• **Task**: Both the line containing "Recreate this image" and the line containing "42.0, 42.8, 43.4]" are to be reproduced exactly, along with every line between them, and nothing more.

• **Information given**:
• • •

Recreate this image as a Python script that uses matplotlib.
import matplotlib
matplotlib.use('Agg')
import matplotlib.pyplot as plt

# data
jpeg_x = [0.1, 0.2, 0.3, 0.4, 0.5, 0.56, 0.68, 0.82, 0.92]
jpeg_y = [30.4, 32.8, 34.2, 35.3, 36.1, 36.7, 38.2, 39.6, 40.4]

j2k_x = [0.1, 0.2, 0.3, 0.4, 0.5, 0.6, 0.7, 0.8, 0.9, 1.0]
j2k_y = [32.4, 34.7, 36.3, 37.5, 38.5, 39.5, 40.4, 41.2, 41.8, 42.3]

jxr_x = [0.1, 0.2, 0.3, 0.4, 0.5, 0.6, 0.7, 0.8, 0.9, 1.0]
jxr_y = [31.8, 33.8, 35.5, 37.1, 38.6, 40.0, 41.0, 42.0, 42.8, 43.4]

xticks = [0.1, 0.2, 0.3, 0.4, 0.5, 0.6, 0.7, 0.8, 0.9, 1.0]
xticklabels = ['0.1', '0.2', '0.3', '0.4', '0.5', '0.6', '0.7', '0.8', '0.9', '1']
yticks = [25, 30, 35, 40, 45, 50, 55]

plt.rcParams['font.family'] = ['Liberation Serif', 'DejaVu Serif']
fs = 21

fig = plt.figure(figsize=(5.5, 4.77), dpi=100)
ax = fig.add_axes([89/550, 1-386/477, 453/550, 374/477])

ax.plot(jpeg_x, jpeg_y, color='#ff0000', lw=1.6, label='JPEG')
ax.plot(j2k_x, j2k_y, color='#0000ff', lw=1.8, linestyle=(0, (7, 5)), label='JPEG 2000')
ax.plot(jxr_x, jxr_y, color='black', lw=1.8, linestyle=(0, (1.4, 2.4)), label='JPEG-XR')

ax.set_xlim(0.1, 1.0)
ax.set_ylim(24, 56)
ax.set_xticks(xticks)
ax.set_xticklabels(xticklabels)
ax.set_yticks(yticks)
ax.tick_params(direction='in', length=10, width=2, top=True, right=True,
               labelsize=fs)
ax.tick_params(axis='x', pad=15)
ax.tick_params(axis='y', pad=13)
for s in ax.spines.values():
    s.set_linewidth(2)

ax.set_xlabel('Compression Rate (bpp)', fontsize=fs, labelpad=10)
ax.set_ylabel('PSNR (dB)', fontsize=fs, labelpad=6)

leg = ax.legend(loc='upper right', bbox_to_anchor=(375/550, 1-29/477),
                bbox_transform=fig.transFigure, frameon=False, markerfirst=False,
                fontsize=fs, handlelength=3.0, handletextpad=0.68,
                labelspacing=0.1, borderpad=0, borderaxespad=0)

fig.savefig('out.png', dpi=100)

• • •

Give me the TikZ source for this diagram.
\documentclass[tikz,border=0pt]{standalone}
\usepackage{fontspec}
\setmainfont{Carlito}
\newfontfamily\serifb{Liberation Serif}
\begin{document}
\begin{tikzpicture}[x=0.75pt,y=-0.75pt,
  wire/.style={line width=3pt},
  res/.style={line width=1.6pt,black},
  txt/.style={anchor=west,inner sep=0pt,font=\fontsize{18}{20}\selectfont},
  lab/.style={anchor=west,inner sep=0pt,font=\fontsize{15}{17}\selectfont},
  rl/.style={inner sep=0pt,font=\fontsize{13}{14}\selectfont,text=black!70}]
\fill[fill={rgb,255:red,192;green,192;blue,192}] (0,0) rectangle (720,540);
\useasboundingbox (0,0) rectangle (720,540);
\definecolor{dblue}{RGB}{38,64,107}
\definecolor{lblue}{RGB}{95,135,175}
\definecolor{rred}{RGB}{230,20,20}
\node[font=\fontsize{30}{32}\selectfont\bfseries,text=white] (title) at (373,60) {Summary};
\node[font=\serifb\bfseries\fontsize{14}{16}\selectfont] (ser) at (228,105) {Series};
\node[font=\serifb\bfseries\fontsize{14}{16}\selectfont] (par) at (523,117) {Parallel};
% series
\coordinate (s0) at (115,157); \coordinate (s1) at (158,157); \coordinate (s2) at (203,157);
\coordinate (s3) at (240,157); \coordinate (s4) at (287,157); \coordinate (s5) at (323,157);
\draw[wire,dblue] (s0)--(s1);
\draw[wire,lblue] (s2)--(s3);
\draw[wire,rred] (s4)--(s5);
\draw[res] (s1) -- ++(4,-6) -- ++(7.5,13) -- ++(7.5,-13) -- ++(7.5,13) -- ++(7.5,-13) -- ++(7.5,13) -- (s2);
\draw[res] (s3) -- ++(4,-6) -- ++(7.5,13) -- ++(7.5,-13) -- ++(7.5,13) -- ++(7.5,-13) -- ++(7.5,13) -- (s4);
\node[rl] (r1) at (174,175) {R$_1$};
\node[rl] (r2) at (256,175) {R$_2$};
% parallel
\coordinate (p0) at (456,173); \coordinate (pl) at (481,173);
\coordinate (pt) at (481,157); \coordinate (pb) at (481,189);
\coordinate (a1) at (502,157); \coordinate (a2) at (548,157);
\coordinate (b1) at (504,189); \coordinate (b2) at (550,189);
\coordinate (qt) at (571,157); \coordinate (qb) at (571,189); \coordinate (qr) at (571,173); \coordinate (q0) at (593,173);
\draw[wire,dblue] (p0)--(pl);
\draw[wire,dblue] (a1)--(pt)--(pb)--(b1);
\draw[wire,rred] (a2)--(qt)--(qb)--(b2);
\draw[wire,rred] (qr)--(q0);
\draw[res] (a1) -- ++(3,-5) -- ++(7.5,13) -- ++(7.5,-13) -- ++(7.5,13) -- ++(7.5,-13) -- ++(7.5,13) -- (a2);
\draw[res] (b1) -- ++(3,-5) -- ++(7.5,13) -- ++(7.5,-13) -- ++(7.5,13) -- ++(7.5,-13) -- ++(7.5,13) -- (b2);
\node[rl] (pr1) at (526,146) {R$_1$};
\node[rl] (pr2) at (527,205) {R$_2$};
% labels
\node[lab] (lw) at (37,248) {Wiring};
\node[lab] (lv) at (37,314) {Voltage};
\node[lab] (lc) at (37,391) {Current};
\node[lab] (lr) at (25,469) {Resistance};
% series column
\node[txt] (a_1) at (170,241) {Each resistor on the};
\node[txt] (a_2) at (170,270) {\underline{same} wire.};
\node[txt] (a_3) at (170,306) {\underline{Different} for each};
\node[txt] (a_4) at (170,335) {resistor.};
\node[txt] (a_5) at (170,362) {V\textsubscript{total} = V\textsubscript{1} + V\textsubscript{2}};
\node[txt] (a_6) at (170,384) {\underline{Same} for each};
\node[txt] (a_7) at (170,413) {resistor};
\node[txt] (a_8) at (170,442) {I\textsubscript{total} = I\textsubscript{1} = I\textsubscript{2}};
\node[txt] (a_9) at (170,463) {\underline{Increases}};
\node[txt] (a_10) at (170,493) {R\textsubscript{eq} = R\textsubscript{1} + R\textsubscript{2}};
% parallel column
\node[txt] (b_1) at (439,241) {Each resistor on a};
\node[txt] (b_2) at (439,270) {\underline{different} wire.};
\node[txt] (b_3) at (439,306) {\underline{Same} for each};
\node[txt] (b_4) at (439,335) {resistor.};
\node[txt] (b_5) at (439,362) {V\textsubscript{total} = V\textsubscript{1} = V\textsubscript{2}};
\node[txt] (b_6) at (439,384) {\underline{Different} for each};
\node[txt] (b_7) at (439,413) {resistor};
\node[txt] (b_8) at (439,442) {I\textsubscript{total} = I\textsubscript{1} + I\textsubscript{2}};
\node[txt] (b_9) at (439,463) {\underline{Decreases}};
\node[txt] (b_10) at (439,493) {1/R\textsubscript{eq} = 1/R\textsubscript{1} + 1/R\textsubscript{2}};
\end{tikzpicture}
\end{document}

• • •

• **Response below**:
Recreate this image as a Python script that uses matplotlib.
import matplotlib
matplotlib.use('Agg')
import matplotlib.pyplot as plt

# data
jpeg_x = [0.1, 0.2, 0.3, 0.4, 0.5, 0.56, 0.68, 0.82, 0.92]
jpeg_y = [30.4, 32.8, 34.2, 35.3, 36.1, 36.7, 38.2, 39.6, 40.4]

j2k_x = [0.1, 0.2, 0.3, 0.4, 0.5, 0.6, 0.7, 0.8, 0.9, 1.0]
j2k_y = [32.4, 34.7, 36.3, 37.5, 38.5, 39.5, 40.4, 41.2, 41.8, 42.3]

jxr_x = [0.1, 0.2, 0.3, 0.4, 0.5, 0.6, 0.7, 0.8, 0.9, 1.0]
jxr_y = [31.8, 33.8, 35.5, 37.1, 38.6, 40.0, 41.0, 42.0, 42.8, 43.4]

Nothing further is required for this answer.